Plaintiff, having made substantial payments to defendant pursuant to the installment land sale contract at issue, acquired equitable title to the property and an equitable lien in the amount of all payments made pursuant to the contract. Thus, despite plaintiff's default under the contract, defendant cannot obtain relief under the provision of the rider that provides for cancellation of the contract and forfeiture of all monies paid by plaintiff as liquidated damages (see Russell v Pisana, 164 AD3d at 705). Accordingly, to the extent that defendant's motion sought a declaration to that effect, it must be denied.

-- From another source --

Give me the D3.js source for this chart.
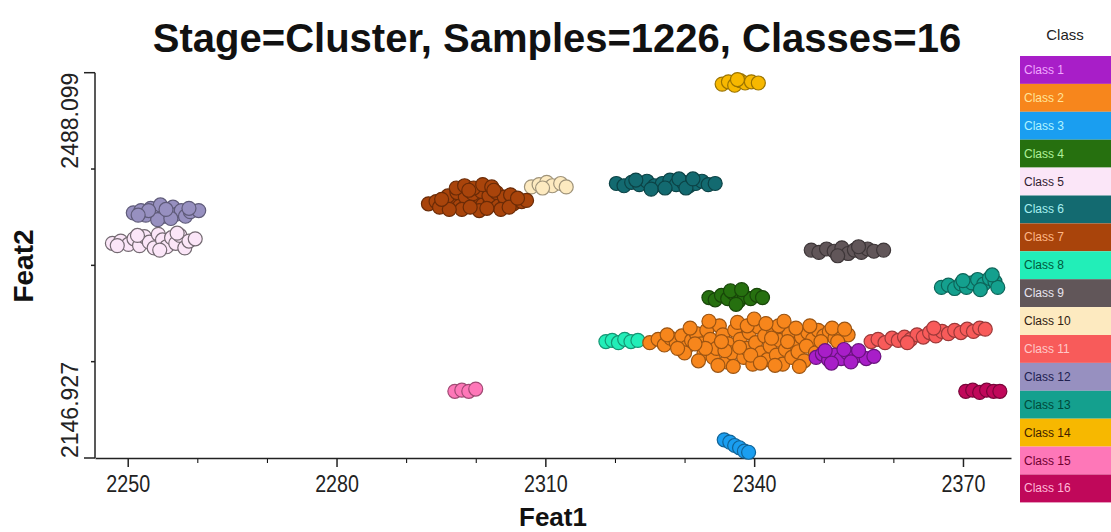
<!DOCTYPE html>
<html>
<head>
<meta charset="utf-8">
<script src="https://cdn.jsdelivr.net/npm/d3@7"></script>
<style>
  body { margin: 0; background: #fff; }
  text { font-family: "Liberation Sans", Arial, sans-serif; }
</style>
</head>
<body>
<svg width="1111" height="532"></svg>
<script>
// cluster points per class, [Feat1, Feat2]
var class1 = [[2348.9,2236],[2349.8,2239],[2350.7,2234],[2351.6,2238],[2352.5,2235],[2353.4,2240],[2354.3,2236],[2355.2,2238],[2356.1,2235],[2357.2,2237],[2350.2,2242],[2352.9,2243],[2355.0,2242],[2351.1,2231],[2353.9,2232]];
var class2 = [[2325.0,2249],[2326.2,2252],[2327.1,2247],[2328.0,2253],[2328.8,2249],[2329.6,2255],[2330.3,2245],[2331.0,2251],[2331.7,2257],
  [2332.4,2248],[2332.8,2240],[2333.2,2260],[2333.7,2252],[2334.1,2236],[2334.6,2244],[2335.0,2264],[2335.5,2256],[2336.0,2232],[2336.3,2248],[2336.8,2240],
  [2337.2,2260],[2337.6,2267],[2338.0,2252],[2338.5,2236],[2338.9,2244],[2339.3,2258],[2339.8,2230],[2340.2,2249],[2340.6,2263],[2341.0,2240],
  [2341.5,2255],[2341.9,2234],[2342.3,2246],[2342.8,2260],[2343.2,2238],[2343.7,2251],[2344.1,2230],[2344.5,2243],[2345.0,2257],[2345.4,2236],
  [2345.9,2248],[2346.3,2241],[2346.8,2254],[2347.2,2233],[2347.7,2258],[2348.4,2252],[2349.2,2260],[2350.0,2255],[2350.8,2259],[2351.6,2253],
  [2352.5,2258],[2353.5,2256],[2333.0,2244],[2335.8,2242],[2339.0,2264],[2343.5,2264],
  [2330.0,2240],[2330.8,2262],[2332.0,2233],[2333.5,2268],[2334.8,2229],[2335.3,2250],[2337.0,2228],[2337.9,2245],[2339.5,2238],[2340.0,2270],
  [2340.9,2231],[2341.7,2266],[2342.5,2253],[2343.0,2229],[2344.3,2268],[2344.8,2250],[2346.0,2262],[2346.5,2228],[2347.5,2246],[2348.0,2264],
  [2348.8,2240],[2349.6,2250],[2351.2,2262],[2352.0,2250],[2353.0,2261],[2327.5,2256],[2329.0,2244],[2331.5,2248]];
var class3 = [[2335.7,2163],[2336.5,2161],[2337.2,2158],[2337.9,2156],[2338.6,2153],[2339.2,2152]];
var class4 = [[2333.5,2289],[2334.4,2287],[2335.3,2291],[2336.2,2288],[2337.0,2293],[2337.8,2286],[2338.6,2290],[2339.5,2288],[2340.4,2291],[2341.2,2289],[2336.6,2295],[2338.2,2296],[2337.4,2283]];
var class5 = [[2247.8,2337],[2249.0,2339],[2250.1,2336],[2250.9,2341],[2251.7,2335],[2252.4,2343],[2253.1,2338],[2253.8,2333],[2254.4,2345],[2255.0,2340],[2255.6,2334],[2256.3,2342],[2256.9,2337],[2257.5,2344],[2258.2,2333],[2258.8,2339],[2259.7,2341],[2251.4,2344],[2254.6,2331],[2257.1,2346],[2248.5,2335]];
var class6 = [[2320.2,2390],[2321.3,2388],[2322.4,2391],[2323.5,2389],[2324.6,2392],[2325.7,2388],[2326.8,2390],[2327.9,2393],[2328.8,2389],[2329.8,2391],[2330.7,2388],[2331.6,2390],[2332.5,2392],[2333.4,2389],[2334.4,2390],[2325.2,2385],[2327.2,2386],[2329.2,2394],[2330.2,2386],[2323.0,2393],[2331.2,2394]];
var class7 = [[2293.2,2372],[2294.3,2374],[2295.5,2371],[2296.6,2375],[2297.7,2370],[2298.8,2373],[2299.9,2376],[2301.0,2371],[2302.1,2374],[2303.2,2370],[2304.3,2373],[2305.4,2372],[2306.6,2374],[2307.3,2375],
  [2296.0,2379],[2297.3,2382],[2298.5,2378],[2299.6,2381],[2300.8,2383],[2301.9,2379],[2303.0,2382],[2304.1,2378],[2305.0,2380],
  [2297.2,2386],[2298.4,2388],[2299.7,2386],[2301.0,2389],[2302.3,2387],[2298.0,2367],[2300.5,2366],[2303.6,2367],
  [2294.8,2369],[2296.2,2367],[2299.2,2369],[2301.6,2368],[2304.8,2369],[2306.0,2377],[2302.6,2384],[2299.0,2384],[2295.1,2376]];
var class8 = [[2318.7,2250],[2319.6,2251],[2320.5,2249],[2321.4,2252],[2322.3,2250],[2323.3,2251]];
var class9 = [[2348.2,2331],[2349.3,2329],[2350.4,2332],[2351.5,2330],[2352.6,2333],[2353.5,2328],[2354.4,2331],[2355.4,2329],[2356.3,2332],[2357.2,2330],[2358.6,2331],[2352.0,2326],[2355.0,2334]];
var class10 = [[2308.0,2387],[2309.1,2389],[2310.2,2391],[2311.0,2388],[2312.2,2390],[2313.0,2387],[2309.6,2386]];
var class11 = [[2356.8,2250],[2357.8,2252],[2358.8,2249],[2359.8,2253],[2360.7,2251],[2361.6,2254],[2362.5,2252],[2363.4,2256],[2364.3,2254],[2365.2,2258],[2366.1,2255],[2367.0,2259],[2367.9,2257],[2368.8,2260],[2369.7,2258],[2370.6,2261],[2371.5,2259],[2372.4,2262],[2373.2,2261],[2362.0,2249],[2365.8,2262]];
var class12 = [[2250.8,2364],[2251.9,2366],[2252.6,2362],[2253.3,2368],[2254.0,2364],[2254.7,2371],[2255.3,2361],[2255.9,2366],[2256.5,2369],[2257.1,2363],[2257.7,2366],[2258.3,2361],[2259.0,2365],[2260.2,2366],[2254.3,2358],[2256.2,2359],[2253.0,2366],[2255.5,2367],[2258.8,2368],[2251.5,2362]];
var class13 = [[2366.9,2298],[2367.9,2300],[2368.8,2297],[2369.7,2301],[2370.5,2298],[2371.3,2302],[2372.1,2305],[2373.0,2301],[2373.8,2306],[2374.6,2303],[2375.0,2298],[2372.5,2296],[2370.0,2304],[2374.2,2309]];
var class14 = [[2335.4,2478],[2336.3,2480],[2337.2,2477],[2338.0,2481],[2338.7,2479],[2339.6,2480],[2340.6,2479],[2337.6,2482]];
var class15 = [[2297.0,2206],[2298.0,2207],[2299.0,2206],[2300.0,2208]];
var class16 = [[2370.4,2206],[2371.4,2207],[2372.4,2205],[2373.4,2207],[2374.4,2206],[2375.3,2206]];

var classNames = ["Class 1", "Class 2", "Class 3", "Class 4", "Class 5", "Class 6", "Class 7", "Class 8",
  "Class 9", "Class 10", "Class 11", "Class 12", "Class 13", "Class 14", "Class 15", "Class 16"];
var classColors = ["#a81ec8", "#f7861c", "#1a9ef0", "#26700f", "#fbe6f8", "#136a70", "#a9440b", "#22eeb8",
  "#615659", "#fdeac0", "#f85b5a", "#9790c0", "#14a08e", "#f7b800", "#fe77b8", "#c0085a"];
var legendText = ["#f0a8ff", "#ffe49a", "#b0f4ff", "#b0f09a", "#302030", "#a8f0f0", "#ffb888", "#005a3c",
  "#e8e4f0", "#302010", "#ffc8c8", "#202050", "#004a3a", "#402000", "#700030", "#ffb8d8"];
var classPoints = [class1, class2, class3, class4, class5, class6, class7, class8,
  class9, class10, class11, class12, class13, class14, class15, class16];

var xMajor = [2250, 2280, 2310, 2340, 2370];
var xMinor = [2260, 2270, 2290, 2300, 2320, 2330, 2350, 2360];
var yMin = 2146.927, yMax = 2488.099;

var svg = d3.select("svg");
var width = +svg.attr("width");

svg.append("rect").attr("width", width).attr("height", 532).attr("fill", "#fff");

var x = d3.scaleLinear().domain([2245.3, 2376.9]).range([95, 1011]);
var y = d3.scaleLinear().domain([yMin, yMax]).range([458, 72.7]);

// title
svg.append("text")
  .attr("x", 557).attr("y", 52)
  .attr("text-anchor", "middle")
  .style("font-size", "40px").style("font-weight", "bold")
  .attr("fill", "#111")
  .text("Stage=Cluster, Samples=1226, Classes=16");

// x axis: minor ticks first, then major with labels
svg.append("g")
  .attr("transform", "translate(0,458)")
  .call(d3.axisBottom(x).tickValues(xMinor).tickSize(5).tickSizeOuter(0).tickFormat(""))
  .call(g => g.select(".domain").remove());

var xAxis = svg.append("g")
  .attr("transform", "translate(0,458)")
  .call(d3.axisBottom(x).tickValues(xMajor).tickSize(9).tickSizeOuter(0).tickPadding(8).tickFormat(d3.format("d")));
xAxis.selectAll("text")
  .style("font-size", "24px").attr("fill", "#222")
  .attr("transform", "scale(0.82,1)");
xAxis.selectAll("line, path").attr("stroke", "#222").attr("stroke-width", 1.5);

// y axis: only ends get labels
var yTicks = d3.range(5).map(i => yMin + i * (yMax - yMin) / 4);
var yAxis = svg.append("g").attr("transform", "translate(95,0)");
yAxis.append("line")
  .attr("y1", y(yMin)).attr("y2", y(yMax))
  .attr("stroke", "#222").attr("stroke-width", 1.5);
yAxis.selectAll(".tick")
  .data(yTicks)
  .enter()
  .append("line")
  .attr("x1", (d, i) => (i == 0 || i == 4) ? -11 : -4)
  .attr("x2", 0)
  .attr("y1", d => y(d)).attr("y2", d => y(d))
  .attr("stroke", "#222").attr("stroke-width", 1.5);

svg.append("text")
  .attr("transform", "translate(78," + y(yMax) + ") rotate(-90)")
  .attr("text-anchor", "end")
  .style("font-size", "23px").attr("fill", "#222")
  .text(d3.format(".3f")(yMax));
svg.append("text")
  .attr("transform", "translate(78," + y(yMin) + ") rotate(-90)")
  .attr("text-anchor", "start")
  .style("font-size", "23px").attr("fill", "#222")
  .text(d3.format(".3f")(yMin));

// axis titles
svg.append("text")
  .attr("x", 553).attr("y", 526)
  .attr("text-anchor", "middle")
  .style("font-size", "26px").style("font-weight", "bold").attr("fill", "#111")
  .text("Feat1");
svg.append("text")
  .attr("transform", "translate(33,266) rotate(-90)")
  .attr("text-anchor", "middle")
  .style("font-size", "28px").style("font-weight", "bold").attr("fill", "#111")
  .text("Feat2");

// points, last class first so class 1 sits on top
var order = d3.range(16).reverse();
order.forEach(function(k) {
  svg.append("g")
    .selectAll("circle")
    .data(classPoints[k])
    .enter()
    .append("circle")
    .attr("cx", d => x(d[0]))
    .attr("cy", d => y(d[1]))
    .attr("r", 7)
    .attr("fill", classColors[k])
    .attr("stroke", d3.color(classColors[k]).darker(k == 4 ? 2.2 : 1.3))
    .attr("stroke-width", 1.2);
});

// legend
svg.append("text")
  .attr("x", 1065).attr("y", 40)
  .attr("text-anchor", "middle")
  .style("font-size", "15px").attr("fill", "#222")
  .text("Class");

var rowH = 27.9;
var legend = svg.append("g")
  .selectAll("g")
  .data(classNames)
  .enter()
  .append("g")
  .attr("transform", (d, i) => "translate(1020," + (56 + i * rowH) + ")");
legend.append("rect")
  .attr("width", 91).attr("height", rowH)
  .attr("fill", (d, i) => classColors[i]);
legend.append("text")
  .attr("x", 4).attr("y", rowH / 2 + 4)
  .style("font-size", "12px")
  .attr("fill", (d, i) => legendText[i])
  .text(d => d);
</script>
</body>
</html>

Defendant's remedies are, instead, limited to foreclosing plaintiff's equitable title or bringing an action at law for the purchase price of the property, neither of which defendant has sought (see id.; Heritage Art Galleries v Raia, 173 AD2d at 442; Bean v Walker, 95 AD2d at 74)[FN5]. Further, because defendant could not summarily cancel the contract and resume possession, plaintiff is entitled to continued possession of the premises during such time.

The parties' remaining contentions, including their respective requests for an award of costs and sanctions against the other, have been reviewed and rejected.

Garry, P.J., Clark, Rumsey and Pritzker, JJ., concur.

ORDERED that the orders are modified, on the law, without costs, by reversing so much thereof as granted plaintiff's cross motion for summary judgment on his cause of action for specific performance and denied defendant's motion for summary judgment dismissing said cause of action; cross motion denied to said extent, motion granted to said extent and plaintiff has equitable title to the property and an equitable lien as set forth herein; and, as so modified, affirmed.

Footnotes

Footnote 1: Supreme Court subsequently stayed the matter pending this appeal.

Footnote 2: The transcript of both the April 2017 and the July 2017 proceedings contain "so ordered" language at the foot of the transcript. As such, each constitutes an appealable paper (see CPLR 5512 [a]; Bellizzi v Bellizzi, 82 AD3d 1541, 1542-1543 [2011]).

Footnote 3: Contrary to plaintiff's contention, the contract and rider do not contain inconsistent provisions with respect to the payment of real property taxes. In any event, even assuming that they did, the contract specifically references the rider and provides that, in the event of an inconsistency between the two, the terms of the rider shall prevail.

Footnote 4: Thus, despite plaintiff's protestations to the contrary, nothing in the language of paragraph 42 of the rider requires defendant to provide notice of her intent to cancel the contract prior to exercising that right.

Footnote 5: We note, parenthetically, that defendant, as a contract vendee with equitable title, would have the common-law right to redeem the property prior to any such foreclosure sale (see LIC Assets, LLC v Chriker Realty, LLC, 131 AD3d 946, 947 [2015]; Norwest Mtge., Inc. v Brown, 35 AD3d 682, 683 [2006]; Carnavalla v Ferraro, 281 AD2d 443, 443 [2001]).